- [Stated problem] Transcribe every line from the top down to the line with "11, 12, 13];", both ends included, but not the pictures.
──────────
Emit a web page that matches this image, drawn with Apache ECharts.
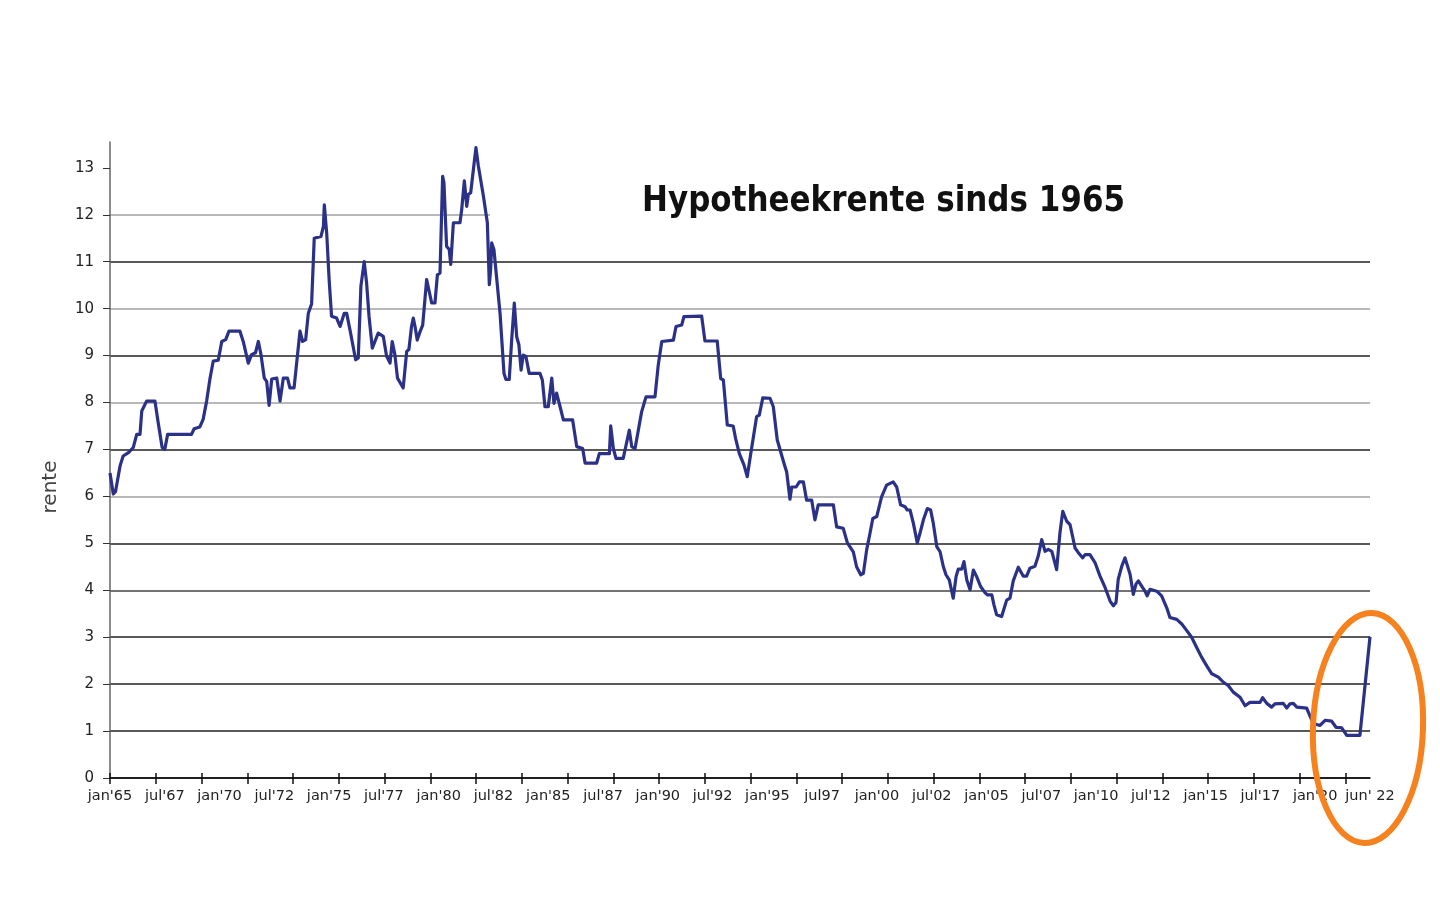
<!DOCTYPE html>
<html lang="nl">
<head>
    <meta charset="utf-8">
    <title>Hypotheekrente sinds 1965</title>
    <script type="text/javascript" src="https://cdn.jsdelivr.net/npm/echarts@6/dist/echarts.min.js"></script>
    <style>
        html, body { margin: 0; padding: 0; background: #fff; }
        #main { width: 1440px; height: 900px; }
    </style>
</head>

<body>
    <div id="main"></div>

    <script type="text/javascript">
    // labels onder de x-as
    var xLabels = ["jan'65", "jul'67", "jan'70", "jul'72", "jan'75", "jul'77", "jan'80", "jul'82",
        "jan'85", "jul'87", "jan'90", "jul'92", "jan'95", "jul97", "jan'00", "jul'02",
        "jan'05", "jul'07", "jan'10", "jul'12", "jan'15", "jul'17", "jan'20", "jun' 22"];

    var yTicks = [0, 1, 2, 3, 4, 5, 6, 7, 8, 9, 10, 11, 12, 13];

    // tijdstip (jaar, decimaal) en rente in %
    var jaren = [
        1965.00, 1965.15, 1965.25, 1965.46, 1965.60, 1965.84, 1966.06, 1966.22, 1966.37, 1966.45,
        1966.53, 1966.67, 1967.05, 1967.20, 1967.38, 1967.50, 1967.63, 1968.72, 1968.84, 1969.10,
        1969.25, 1969.41, 1969.56, 1969.71, 1969.94, 1970.10, 1970.28, 1970.43, 1970.93, 1971.08,
        1971.31, 1971.46, 1971.64, 1971.77, 1971.89, 1972.04, 1972.15, 1972.26, 1972.38, 1972.61,
        1972.76, 1972.91, 1973.10, 1973.21, 1973.40, 1973.67, 1973.79, 1973.93, 1974.05, 1974.20,
        1974.32, 1974.63, 1974.74, 1974.78, 1974.89, 1975.00, 1975.11, 1975.34, 1975.50, 1975.69,
        1975.80, 1975.95, 1976.21, 1976.33, 1976.45, 1976.60, 1976.71, 1976.82, 1976.97, 1977.06,
        1977.24, 1977.47, 1977.62, 1977.78, 1977.88, 1978.00, 1978.12, 1978.38, 1978.54, 1978.64,
        1978.76, 1978.84, 1978.92, 1979.02, 1979.15, 1979.27, 1979.45, 1979.53, 1979.68, 1979.83,
        1979.94, 1980.06, 1980.18, 1980.24, 1980.36, 1980.48, 1980.55, 1980.67, 1980.97, 1981.05,
        1981.17, 1981.28, 1981.35, 1981.46, 1981.61, 1981.70, 1981.81, 1982.04, 1982.22, 1982.31,
        1982.37, 1982.42, 1982.52, 1982.80, 1982.98, 1983.07, 1983.22, 1983.33, 1983.45, 1983.56,
        1983.66, 1983.76, 1983.86, 1983.98, 1984.13, 1984.62, 1984.73, 1984.85, 1985.00, 1985.16,
        1985.26, 1985.38, 1985.54, 1985.69, 1986.11, 1986.30, 1986.57, 1986.68, 1987.21, 1987.33,
        1987.79, 1987.85, 1987.97, 1988.09, 1988.42, 1988.55, 1988.70, 1988.81, 1988.96, 1989.11,
        1989.26, 1989.46, 1989.87, 1990.02, 1990.18, 1990.71, 1990.83, 1991.09, 1991.19, 1992.00,
        1992.15, 1992.71, 1992.87, 1992.99, 1993.17, 1993.44, 1993.55, 1993.72, 1993.93, 1994.08,
        1994.24, 1994.51, 1994.63, 1994.79, 1995.12, 1995.27, 1995.45, 1995.54, 1995.76, 1995.88,
        1996.03, 1996.11, 1996.31, 1996.46, 1996.64, 1996.79, 1997.02, 1997.17, 1997.32, 1998.01,
        1998.16, 1998.46, 1998.65, 1998.92, 1999.07, 1999.26, 1999.38, 1999.53, 1999.68, 1999.81,
        1999.99, 2000.21, 2000.44, 2000.74, 2000.90, 2001.08, 2001.28, 2001.38, 2001.51, 2001.66,
        2001.84, 2001.96, 2002.12, 2002.30, 2002.45, 2002.57, 2002.73, 2002.88, 2003.03, 2003.15,
        2003.30, 2003.48, 2003.61, 2003.71, 2003.87, 2003.97, 2004.10, 2004.25, 2004.40, 2004.55,
        2004.73, 2004.93, 2005.04, 2005.24, 2005.34, 2005.46, 2005.69, 2005.92, 2006.07, 2006.22,
        2006.45, 2006.68, 2006.83, 2006.98, 2007.21, 2007.36, 2007.52, 2007.67, 2007.82, 2007.98,
        2008.20, 2008.35, 2008.48, 2008.66, 2008.81, 2009.04, 2009.19, 2009.39, 2009.50, 2009.72,
        2009.95, 2010.18, 2010.41, 2010.64, 2010.79, 2010.91, 2011.01, 2011.17, 2011.32, 2011.55,
        2011.70, 2011.82, 2011.93, 2012.08, 2012.23, 2012.33, 2012.46, 2012.77, 2012.99, 2013.22,
        2013.37, 2013.68, 2013.91, 2014.14, 2014.36, 2014.59, 2014.82, 2015.05, 2015.28, 2015.58,
        2015.81, 2016.03, 2016.26, 2016.57, 2016.80, 2017.02, 2017.48, 2017.60, 2017.79, 2018.01,
        2018.16, 2018.54, 2018.70, 2018.85, 2019.00, 2019.16, 2019.61, 2019.91, 2020.22, 2020.45,
        2020.75, 2020.95, 2021.21, 2021.44, 2022.04, 2022.50
    ];

    var rente = [
        6.50, 6.05, 6.10, 6.65, 6.86, 6.93, 7.04, 7.32, 7.32, 7.82,
        7.85, 8.03, 8.03, 7.57, 7.04, 7.00, 7.32, 7.32, 7.44, 7.48,
        7.64, 8.03, 8.50, 8.88, 8.90, 9.30, 9.34, 9.52, 9.52, 9.30,
        8.84, 9.02, 9.06, 9.30, 9.02, 8.52, 8.45, 7.94, 8.50, 8.52,
        8.03, 8.52, 8.52, 8.31, 8.31, 9.52, 9.30, 9.34, 9.90, 10.10,
        11.50, 11.54, 11.75, 12.21, 11.60, 10.62, 9.84, 9.80, 9.62, 9.90,
        9.90, 9.55, 8.91, 8.95, 10.48, 11.00, 10.55, 9.84, 9.16, 9.13,
        9.48, 9.41, 8.99, 8.84, 9.30, 9.02, 8.52, 8.31, 9.09, 9.13,
        9.62, 9.80, 9.62, 9.33, 9.51, 9.65, 10.62, 10.62, 10.12, 10.12,
        10.72, 10.76, 12.82, 12.68, 11.33, 11.26, 10.94, 11.83, 11.83, 12.11,
        12.72, 12.18, 12.43, 12.47, 13.07, 13.43, 13.04, 12.40, 11.83, 10.51,
        10.83, 11.40, 11.26, 9.90, 8.62, 8.49, 8.49, 9.33, 10.12, 9.40,
        9.23, 8.69, 9.01, 8.98, 8.62, 8.62, 8.48, 7.91, 7.91, 8.52,
        7.98, 8.20, 7.91, 7.63, 7.63, 7.06, 7.02, 6.71, 6.71, 6.91,
        6.91, 7.50, 7.02, 6.81, 6.81, 7.09, 7.41, 7.06, 7.02, 7.41,
        7.80, 8.12, 8.12, 8.80, 9.30, 9.33, 9.62, 9.65, 9.83, 9.84,
        9.31, 9.31, 8.51, 8.48, 7.52, 7.50, 7.23, 6.91, 6.67, 6.42,
        6.91, 7.70, 7.73, 8.10, 8.09, 7.91, 7.20, 7.16, 6.70, 6.52,
        5.94, 6.20, 6.20, 6.31, 6.31, 5.92, 5.92, 5.50, 5.82, 5.82,
        5.35, 5.32, 5.01, 4.82, 4.50, 4.33, 4.36, 4.86, 5.21, 5.53,
        5.57, 5.99, 6.24, 6.31, 6.20, 5.82, 5.78, 5.71, 5.71, 5.43,
        5.01, 5.21, 5.50, 5.74, 5.71, 5.43, 4.93, 4.82, 4.50, 4.33,
        4.22, 3.83, 4.29, 4.45, 4.45, 4.61, 4.22, 4.01, 4.43, 4.29,
        4.08, 3.95, 3.90, 3.90, 3.69, 3.48, 3.44, 3.79, 3.83, 4.20,
        4.49, 4.30, 4.30, 4.47, 4.51, 4.73, 5.08, 4.83, 4.87, 4.83,
        4.44, 5.22, 5.68, 5.47, 5.40, 4.90, 4.80, 4.69, 4.76, 4.76,
        4.59, 4.30, 4.06, 3.77, 3.67, 3.74, 4.23, 4.51, 4.69, 4.34,
        3.91, 4.13, 4.20, 4.09, 3.98, 3.88, 4.02, 3.98, 3.88, 3.63,
        3.42, 3.38, 3.28, 3.14, 3.00, 2.78, 2.57, 2.39, 2.22, 2.15,
        2.04, 1.97, 1.83, 1.72, 1.54, 1.61, 1.61, 1.71, 1.59, 1.51,
        1.58, 1.59, 1.49, 1.58, 1.59, 1.51, 1.49, 1.16, 1.12, 1.23,
        1.21, 1.08, 1.07, 0.91, 0.91, 3.01
    ];

    var reeks = jaren.map(function (j, i) { return [j, rente[i]]; });

    // streepjes op de x-as (staan los van de labels)
    var tickPos = [];
    for (var k = 0; k <= 27; k++) tickPos.push(k);

    var fontAs = '"DejaVu Sans", Verdana, sans-serif';

    var myChart = echarts.init(document.getElementById('main'));

    myChart.setOption({
        animation: false,
        backgroundColor: '#ffffff',
        grid: { left: 110, right: 70, top: 142, bottom: 122 },
        xAxis: [{
            // tijd-as voor de lijn
            type: 'value', min: 1965, max: 2022.5, show: false
        }, {
            // as met streepjes naar buiten
            type: 'value', min: 0, max: 27.54, interval: 1, position: 'bottom',
            axisLine: { show: true, lineStyle: { color: '#111', width: 1.5 } },
            axisTick: { show: true, length: 6, customValues: tickPos, lineStyle: { color: '#111', width: 1.5 } },
            axisLabel: { show: false },
            splitLine: { show: false }
        }, {
            // streepjes naar binnen
            type: 'value', min: 0, max: 27.54, interval: 1, position: 'bottom',
            axisLine: { show: false },
            axisTick: { show: true, inside: true, length: 5, customValues: tickPos, lineStyle: { color: '#111', width: 1.5 } },
            axisLabel: { show: false },
            splitLine: { show: false }
        }, {
            // labels
            type: 'category', data: xLabels, boundaryGap: false, position: 'bottom',
            axisLine: { show: false },
            axisTick: { show: false },
            axisLabel: { interval: 0, margin: 11, fontSize: 14.5, color: '#222', fontFamily: fontAs },
            splitLine: { show: false }
        }],
        yAxis: {
            type: 'value', min: 0, max: 13.55, interval: 1,
            name: 'rente', nameLocation: 'middle', nameGap: 49,
            nameTextStyle: { fontSize: 20, color: '#444', fontFamily: fontAs, padding: [0, 54, 0, 0] },
            axisLine: { show: true, lineStyle: { color: '#666', width: 1.5 } },
            axisTick: { show: true, length: 7, customValues: yTicks, lineStyle: { color: '#333' } },
            axisLabel: { customValues: yTicks, margin: 16, fontSize: 15, color: '#222', fontFamily: fontAs },
            splitLine: {
                show: true, showMaxLine: false,
                lineStyle: {
                    width: 1.5,
                    color: ['#111', '#222', '#222', '#222', '#444', '#222', '#a0a0a0', '#222',
                        '#a0a0a0', '#222', '#a0a0a0', '#222', '#a0a0a0', '#222', 'rgba(0,0,0,0)']
                }
            }
        },
        graphic: [{
            // wit vlak achter de titel (lijnen 12 en 13 lopen daar niet door)
            type: 'rect', z: 1, silent: true,
            shape: { x: 490, y: 150, width: 885, height: 86 },
            style: { fill: '#ffffff' }
        }, {
            type: 'text', z: 5, x: 642, y: 184, scaleY: 1.16,
            style: {
                text: 'Hypotheekrente sinds 1965',
                font: 'bold 31px "DejaVu Sans", Verdana, sans-serif',
                fill: '#111', textVerticalAlign: 'top'
            }
        }, {
            type: 'ellipse', z: 10, x: 1368, y: 728, rotation: -0.035,
            shape: { cx: 0, cy: 0, rx: 55, ry: 115 },
            style: { fill: 'none', stroke: '#f5821f', lineWidth: 6 }
        }],
        series: [{
            name: 'rente',
            type: 'line',
            xAxisIndex: 0,
            yAxisIndex: 0,
            data: reeks,
            showSymbol: false,
            symbol: 'none',
            clip: false,
            z: 3,
            lineStyle: { color: '#2b3187', width: 3.2, join: 'round' }
        }]
    });
    </script>
</body>
</html>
──────────
- [Answer to the task]
Emit a web page that matches this image, drawn with Apache ECharts.
<!DOCTYPE html>
<html lang="nl">
<head>
    <meta charset="utf-8">
    <title>Hypotheekrente sinds 1965</title>
    <script type="text/javascript" src="https://cdn.jsdelivr.net/npm/echarts@6/dist/echarts.min.js"></script>
    <style>
        html, body { margin: 0; padding: 0; background: #fff; }
        #main { width: 1440px; height: 900px; }
    </style>
</head>

<body>
    <div id="main"></div>

    <script type="text/javascript">
    // labels onder de x-as
    var xLabels = ["jan'65", "jul'67", "jan'70", "jul'72", "jan'75", "jul'77", "jan'80", "jul'82",
        "jan'85", "jul'87", "jan'90", "jul'92", "jan'95", "jul97", "jan'00", "jul'02",
        "jan'05", "jul'07", "jan'10", "jul'12", "jan'15", "jul'17", "jan'20", "jun' 22"];

    var yTicks = [0, 1, 2, 3, 4, 5, 6, 7, 8, 9, 10, 11, 12, 13];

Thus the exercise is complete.